Some things that affect financial health are obvious, like a new competitor, disruptive technology, an unexpected change in the cost of goods, or increasing regulatory requirements. But in my nearly twenty years of consulting experience, including with Fortune 500 firms, there’s one thing that too many CFOs overlook: their company’s digital presence. If you did not calculate the actual digital risks that are represented in your most recent 10-Q and 10-K, you’ve got some work to do before you file your next one.

Why CFOs need to calculate the cost of digital risks

The costs relating to any digital risk can be material, and most organizations do not calculate the risk of such exposure. It is the job of the CFO to ensure that the business appropriately reflects those risks in the 10-Q and 10-K filings.
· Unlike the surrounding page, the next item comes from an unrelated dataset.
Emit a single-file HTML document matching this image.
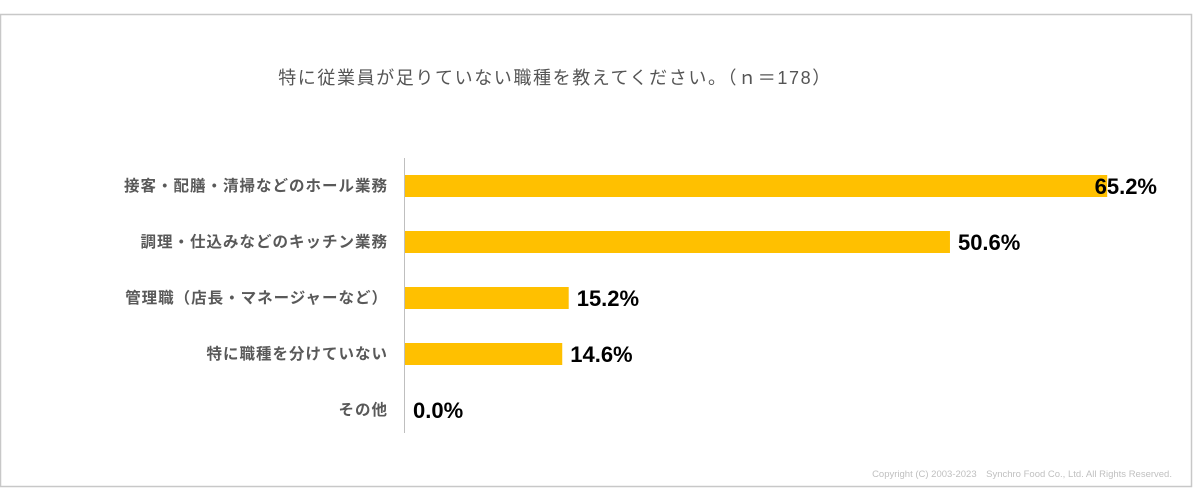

Probably the most common reason CFOs neglect to calculate and thereafter address digital risks appropriately in their 10-Q and 10-K filings is habit: It’s awfully easy to just pull up last year’s form and update the information. The problem is that, if you do that time after time, you might not be keeping up with changes in the business environment or truly quantify the risk to the business. Digital is one of those changes, and the potential risks should make any CFO sit up, take notice, and execute their fiduciary duty by translating digital risk into fiscal terms. Otherwise you will be left with nothing but your organization’s name on the front page of the daily news. It happens every day, as illustrated in the following examples:

  • A laptop stolen from the U.S. Department of Veterans affairs in 2006 contained 26.5 million records with personally identifiable information on veterans, their families, and even active military personnel. That incident is estimated to have cost taxpayers a minimum of $ 100 million, according to Lloyds of London.
  • In 2013, Target’s payment systems were breached during the peak holiday shopping center. That breach cost Target $ 300 million — and that doesn’t include the 46% drop in profit for the quarter.
  • In a 2011 poll conducted by Symantec, respondents shared information on the cost of social media incidents (whether due to an employee’s statements on social media or the exposure of confidential information). For each of those incidents, the average estimated costs came to $ 1,038,40 in stock price, $ 650,361 in litigation, $ 619,360 in lost revenue, and $ 641,993 in direct financial costs. Those numbers don’t include soft costs like damage to the organization’s reputation.

And those examples barely scratch the surface, which is why CFOs need a strategic approach to identifying and responding to digital risks.

Factors affecting an organization’s digital risk

The first step in assessing your organization’s digital risk is knowing which questions to ask. Here are some of the most common areas of concern:

1. Have we calculated the potential cost of a data breach?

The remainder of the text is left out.